## Task
Your task is to give the listing below back word for word, pictures excluded.

[Material start]

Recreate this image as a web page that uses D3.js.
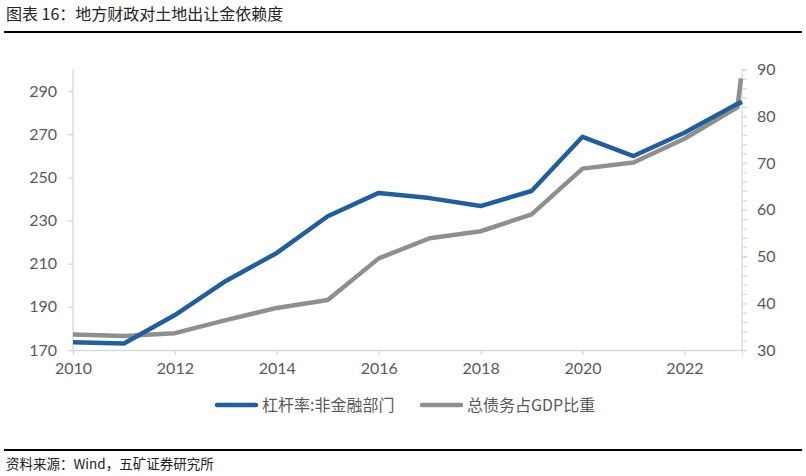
<!DOCTYPE html>
<html><head><meta charset="utf-8">
<script src="https://cdn.jsdelivr.net/npm/d3@7/dist/d3.min.js"></script>
<style>
body{margin:0;background:#fff;}
svg{display:block;}
</style></head>
<body>
<svg id="c" width="806" height="476"></svg>
<script>
const title = "图表 16：地方财政对土地出让金依赖度";
const source = "资料来源：Wind，五矿证券研究所";
const seriesNames = ["杠杆率:非金融部门", "总债务占GDP比重"];
const years = [2010, 2011, 2012, 2013, 2014, 2015, 2016, 2017, 2018, 2019, 2020, 2021, 2022, 2023, 2023.13];
const leverage = [173.6, 173.0, 186.2, 202.0, 215.0, 232.0, 242.8, 240.4, 236.7, 243.7, 268.8, 259.9, 270.7, 283.6, 285.0];
const debtYears = [2010, 2011, 2012, 2013, 2014, 2015, 2016, 2017, 2018, 2019, 2020, 2021, 2022, 2023.04, 2023.11];
const debtRatio = [33.3, 33.0, 33.6, 36.4, 39.0, 40.7, 49.6, 53.9, 55.4, 59.0, 68.8, 70.1, 75.2, 81.9, 88.1];
const xTicks = [2010, 2012, 2014, 2016, 2018, 2020, 2022];
const leftTicks = [170, 190, 210, 230, 250, 270, 290];
const rightTicks = [30, 40, 50, 60, 70, 80, 90];
const rightMinor = d3.range(30, 91, 2);

const svg = d3.select("#c");
const numFont = "Lato, 'Noto Sans', sans-serif";
const cjkFont = "'Noto Sans CJK SC', sans-serif";
const axisColor = "#d9d9d9";
const labelColor = "#595959";

// title and rules
svg.append("text").attr("x", 6).attr("y", 20).attr("font-family", cjkFont)
  .attr("font-size", 16).attr("fill", "#222").text(title);
svg.append("line").attr("x1", 4).attr("x2", 802).attr("y1", 32).attr("y2", 32)
  .attr("stroke", "#000").attr("stroke-width", 2);
svg.append("line").attr("x1", 4).attr("x2", 802).attr("y1", 450).attr("y2", 450)
  .attr("stroke", "#000").attr("stroke-width", 2);
svg.append("text").attr("x", 6).attr("y", 469).attr("font-family", cjkFont)
  .attr("font-size", 13.5).attr("fill", "#222").text(source);

const x = d3.scaleLinear().domain([2010, 2023.13]).range([73, 742]);
const yL = d3.scaleLinear().domain([170, 300]).range([350, 69.5]);
const yR = d3.scaleLinear().domain([30, 90]).range([350, 69.5]);

// left axis
const gL = svg.append("g").attr("transform", "translate(73,0)")
  .call(d3.axisLeft(yL).tickValues(leftTicks).tickSize(5).tickPadding(11).tickFormat(d3.format("d")));
// right axis minor
const gRm = svg.append("g").attr("transform", "translate(742,0)")
  .call(d3.axisRight(yR).tickValues(rightMinor).tickSize(5).tickFormat(""));
gRm.select(".domain").remove();
const gR = svg.append("g").attr("transform", "translate(742,0)")
  .call(d3.axisRight(yR).tickValues(rightTicks).tickSize(5).tickPadding(10).tickFormat(d3.format("d")));
// bottom axis
const gB = svg.append("g").attr("transform", "translate(0,350)")
  .call(d3.axisBottom(x).tickValues(xTicks).tickSize(5).tickPadding(8).tickFormat(d3.format("d")));

[gL, gR, gRm, gB].forEach(g => {
  g.selectAll(".domain").attr("stroke", axisColor).attr("stroke-width", 1.3);
  g.selectAll(".tick line").attr("stroke", axisColor).attr("stroke-width", 1.3);
  g.selectAll("text").attr("font-family", numFont).attr("font-size", 16).attr("fill", labelColor);
});
gL.select(".domain").attr("d", "M0,69.5V350");
gR.select(".domain").attr("d", "M0,69.5V350");

// lines
const lineL = d3.line().x((d, i) => x(years[i])).y(d => yL(d));
const lineR = d3.line().x((d, i) => x(debtYears[i])).y(d => yR(d));
svg.append("path").attr("d", lineR(debtRatio)).attr("fill", "none")
  .attr("stroke", "#8f8f8f").attr("stroke-width", 4.5).attr("stroke-linejoin", "round");
svg.append("path").attr("d", lineL(leverage)).attr("fill", "none")
  .attr("stroke", "#235e9c").attr("stroke-width", 4.5).attr("stroke-linejoin", "round");

// legend
const legend = [
  {name: seriesNames[0], color: "#235e9c", x: 217},
  {name: seriesNames[1], color: "#8f8f8f", x: 422}
];
legend.forEach(l => {
  svg.append("line").attr("x1", l.x).attr("x2", l.x + 39).attr("y1", 405).attr("y2", 405)
    .attr("stroke", l.color).attr("stroke-width", 4.5).attr("stroke-linecap", "round");
  svg.append("text").attr("x", l.x + 45).attr("y", 411).attr("font-family", cjkFont)
    .attr("font-size", 16).attr("fill", labelColor).text(l.name);
});
</script>
</body></html>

[Material end]

## Correct result
Recreate this image as a web page that uses D3.js.
<!DOCTYPE html>
<html><head><meta charset="utf-8">
<script src="https://cdn.jsdelivr.net/npm/d3@7/dist/d3.min.js"></script>
<style>
body{margin:0;background:#fff;}
svg{display:block;}
</style></head>
<body>
<svg id="c" width="806" height="476"></svg>
<script>
const title = "图表 16：地方财政对土地出让金依赖度";
const source = "资料来源：Wind，五矿证券研究所";
const seriesNames = ["杠杆率:非金融部门", "总债务占GDP比重"];
const years = [2010, 2011, 2012, 2013, 2014, 2015, 2016, 2017, 2018, 2019, 2020, 2021, 2022, 2023, 2023.13];
const leverage = [173.6, 173.0, 186.2, 202.0, 215.0, 232.0, 242.8, 240.4, 236.7, 243.7, 268.8, 259.9, 270.7, 283.6, 285.0];
const debtYears = [2010, 2011, 2012, 2013, 2014, 2015, 2016, 2017, 2018, 2019, 2020, 2021, 2022, 2023.04, 2023.11];
const debtRatio = [33.3, 33.0, 33.6, 36.4, 39.0, 40.7, 49.6, 53.9, 55.4, 59.0, 68.8, 70.1, 75.2, 81.9, 88.1];
const xTicks = [2010, 2012, 2014, 2016, 2018, 2020, 2022];
const leftTicks = [170, 190, 210, 230, 250, 270, 290];
const rightTicks = [30, 40, 50, 60, 70, 80, 90];
const rightMinor = d3.range(30, 91, 2);

const svg = d3.select("#c");
const numFont = "Lato, 'Noto Sans', sans-serif";
const cjkFont = "'Noto Sans CJK SC', sans-serif";
const axisColor = "#d9d9d9";
const labelColor = "#595959";

// title and rules
svg.append("text").attr("x", 6).attr("y", 20).attr("font-family", cjkFont)
  .attr("font-size", 16).attr("fill", "#222").text(title);
svg.append("line").attr("x1", 4).attr("x2", 802).attr("y1", 32).attr("y2", 32)
  .attr("stroke", "#000").attr("stroke-width", 2);
svg.append("line").attr("x1", 4).attr("x2", 802).attr("y1", 450).attr("y2", 450)
  .attr("stroke", "#000").attr("stroke-width", 2);
svg.append("text").attr("x", 6).attr("y", 469).attr("font-family", cjkFont)
  .attr("font-size", 13.5).attr("fill", "#222").text(source);

const x = d3.scaleLinear().domain([2010, 2023.13]).range([73, 742]);
const yL = d3.scaleLinear().domain([170, 300]).range([350, 69.5]);
const yR = d3.scaleLinear().domain([30, 90]).range([350, 69.5]);

// left axis
const gL = svg.append("g").attr("transform", "translate(73,0)")
  .call(d3.axisLeft(yL).tickValues(leftTicks).tickSize(5).tickPadding(11).tickFormat(d3.format("d")));
// right axis minor
const gRm = svg.append("g").attr("transform", "translate(742,0)")
  .call(d3.axisRight(yR).tickValues(rightMinor).tickSize(5).tickFormat(""));
gRm.select(".domain").remove();
const gR = svg.append("g").attr("transform", "translate(742,0)")
  .call(d3.axisRight(yR).tickValues(rightTicks).tickSize(5).tickPadding(10).tickFormat(d3.format("d")));
// bottom axis
const gB = svg.append("g").attr("transform", "translate(0,350)")
  .call(d3.axisBottom(x).tickValues(xTicks).tickSize(5).tickPadding(8).tickFormat(d3.format("d")));

[gL, gR, gRm, gB].forEach(g => {
  g.selectAll(".domain").attr("stroke", axisColor).attr("stroke-width", 1.3);
  g.selectAll(".tick line").attr("stroke", axisColor).attr("stroke-width", 1.3);
  g.selectAll("text").attr("font-family", numFont).attr("font-size", 16).attr("fill", labelColor);
});
gL.select(".domain").attr("d", "M0,69.5V350");
gR.select(".domain").attr("d", "M0,69.5V350");

// lines
const lineL = d3.line().x((d, i) => x(years[i])).y(d => yL(d));
const lineR = d3.line().x((d, i) => x(debtYears[i])).y(d => yR(d));
svg.append("path").attr("d", lineR(debtRatio)).attr("fill", "none")
  .attr("stroke", "#8f8f8f").attr("stroke-width", 4.5).attr("stroke-linejoin", "round");
svg.append("path").attr("d", lineL(leverage)).attr("fill", "none")
  .attr("stroke", "#235e9c").attr("stroke-width", 4.5).attr("stroke-linejoin", "round");

// legend
const legend = [
  {name: seriesNames[0], color: "#235e9c", x: 217},
  {name: seriesNames[1], color: "#8f8f8f", x: 422}
];
legend.forEach(l => {
  svg.append("line").attr("x1", l.x).attr("x2", l.x + 39).attr("y1", 405).attr("y2", 405)
    .attr("stroke", l.color).attr("stroke-width", 4.5).attr("stroke-linecap", "round");
  svg.append("text").attr("x", l.x + 45).attr("y", 411).attr("font-family", cjkFont)
    .attr("font-size", 16).attr("fill", labelColor).text(l.name);
});
</script>
</body></html>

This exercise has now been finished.